GOAL
Give again, word for word, the lines below that run from the line with "Generate a Python" through the line with "txt.set_fontsize(txt.get_fontsize() * target". Drop the pictures.

RECORDS PROVIDED
· · · · · · ·
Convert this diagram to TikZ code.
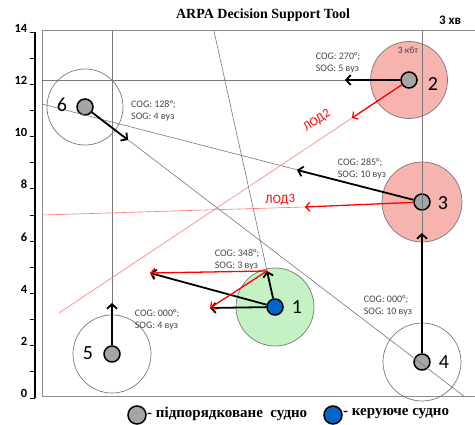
· · · · · · ·
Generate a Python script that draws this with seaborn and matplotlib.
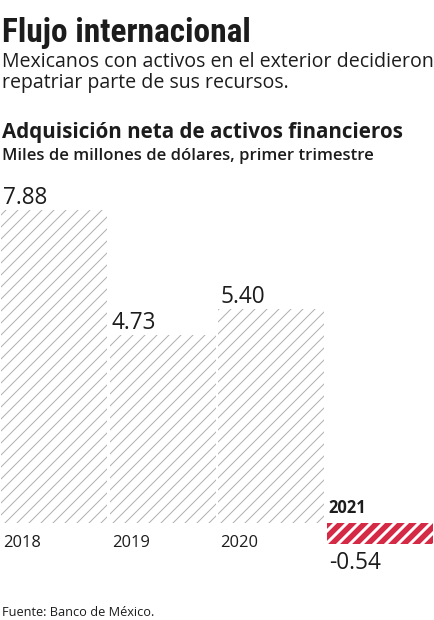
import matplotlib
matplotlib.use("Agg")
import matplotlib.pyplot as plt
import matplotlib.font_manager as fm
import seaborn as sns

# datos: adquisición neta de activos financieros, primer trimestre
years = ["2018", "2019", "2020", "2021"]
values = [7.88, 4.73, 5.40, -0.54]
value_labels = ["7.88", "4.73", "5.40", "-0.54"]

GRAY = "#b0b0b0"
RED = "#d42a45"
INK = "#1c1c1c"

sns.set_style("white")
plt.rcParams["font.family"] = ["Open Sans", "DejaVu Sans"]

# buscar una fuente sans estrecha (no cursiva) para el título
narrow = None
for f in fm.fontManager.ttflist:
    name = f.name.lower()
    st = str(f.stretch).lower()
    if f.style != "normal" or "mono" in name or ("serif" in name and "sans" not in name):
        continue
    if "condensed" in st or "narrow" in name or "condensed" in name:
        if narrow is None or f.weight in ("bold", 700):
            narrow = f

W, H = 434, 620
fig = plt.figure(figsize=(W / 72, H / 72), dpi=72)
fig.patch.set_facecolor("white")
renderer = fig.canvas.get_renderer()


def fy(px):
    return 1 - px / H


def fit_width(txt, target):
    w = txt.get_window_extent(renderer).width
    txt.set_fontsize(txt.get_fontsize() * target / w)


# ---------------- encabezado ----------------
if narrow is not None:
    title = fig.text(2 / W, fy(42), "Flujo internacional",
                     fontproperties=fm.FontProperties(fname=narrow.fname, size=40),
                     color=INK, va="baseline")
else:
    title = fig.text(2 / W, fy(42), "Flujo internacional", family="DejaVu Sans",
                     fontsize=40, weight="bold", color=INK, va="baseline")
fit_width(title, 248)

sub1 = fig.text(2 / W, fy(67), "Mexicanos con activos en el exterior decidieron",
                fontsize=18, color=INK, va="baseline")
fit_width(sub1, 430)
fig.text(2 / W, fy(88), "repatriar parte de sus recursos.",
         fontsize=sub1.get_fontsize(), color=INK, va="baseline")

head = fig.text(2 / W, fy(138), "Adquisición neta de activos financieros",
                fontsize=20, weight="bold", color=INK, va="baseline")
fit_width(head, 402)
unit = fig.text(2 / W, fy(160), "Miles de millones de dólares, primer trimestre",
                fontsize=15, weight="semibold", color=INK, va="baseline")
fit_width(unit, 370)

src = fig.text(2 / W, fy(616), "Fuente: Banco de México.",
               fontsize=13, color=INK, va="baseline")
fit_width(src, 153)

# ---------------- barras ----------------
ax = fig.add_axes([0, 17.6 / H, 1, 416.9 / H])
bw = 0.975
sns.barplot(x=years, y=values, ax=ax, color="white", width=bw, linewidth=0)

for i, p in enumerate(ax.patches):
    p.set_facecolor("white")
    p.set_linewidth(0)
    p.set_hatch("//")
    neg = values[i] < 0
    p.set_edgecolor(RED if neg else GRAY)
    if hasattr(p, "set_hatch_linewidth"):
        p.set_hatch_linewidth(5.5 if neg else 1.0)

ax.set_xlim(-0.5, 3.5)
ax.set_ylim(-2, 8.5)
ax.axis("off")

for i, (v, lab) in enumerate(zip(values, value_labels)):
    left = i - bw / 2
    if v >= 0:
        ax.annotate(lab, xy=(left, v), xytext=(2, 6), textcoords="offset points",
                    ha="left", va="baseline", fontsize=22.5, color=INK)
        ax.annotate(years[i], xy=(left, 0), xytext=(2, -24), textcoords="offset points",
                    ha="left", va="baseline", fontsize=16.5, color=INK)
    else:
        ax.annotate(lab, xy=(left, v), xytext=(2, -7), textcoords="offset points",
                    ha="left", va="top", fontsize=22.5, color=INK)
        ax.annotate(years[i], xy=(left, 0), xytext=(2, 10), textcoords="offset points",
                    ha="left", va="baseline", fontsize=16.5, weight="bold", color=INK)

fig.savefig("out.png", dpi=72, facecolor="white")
· · · · · · ·
FINISHED EXERCISE
Generate a Python script that draws this with seaborn and matplotlib.
import matplotlib
matplotlib.use("Agg")
import matplotlib.pyplot as plt
import matplotlib.font_manager as fm
import seaborn as sns

# datos: adquisición neta de activos financieros, primer trimestre
years = ["2018", "2019", "2020", "2021"]
values = [7.88, 4.73, 5.40, -0.54]
value_labels = ["7.88", "4.73", "5.40", "-0.54"]

GRAY = "#b0b0b0"
RED = "#d42a45"
INK = "#1c1c1c"

sns.set_style("white")
plt.rcParams["font.family"] = ["Open Sans", "DejaVu Sans"]

# buscar una fuente sans estrecha (no cursiva) para el título
narrow = None
for f in fm.fontManager.ttflist:
    name = f.name.lower()
    st = str(f.stretch).lower()
    if f.style != "normal" or "mono" in name or ("serif" in name and "sans" not in name):
        continue
    if "condensed" in st or "narrow" in name or "condensed" in name:
        if narrow is None or f.weight in ("bold", 700):
            narrow = f

W, H = 434, 620
fig = plt.figure(figsize=(W / 72, H / 72), dpi=72)
fig.patch.set_facecolor("white")
renderer = fig.canvas.get_renderer()


def fy(px):
    return 1 - px / H


def fit_width(txt, target):
    w = txt.get_window_extent(renderer).width
    txt.set_fontsize(txt.get_fontsize() * target / w)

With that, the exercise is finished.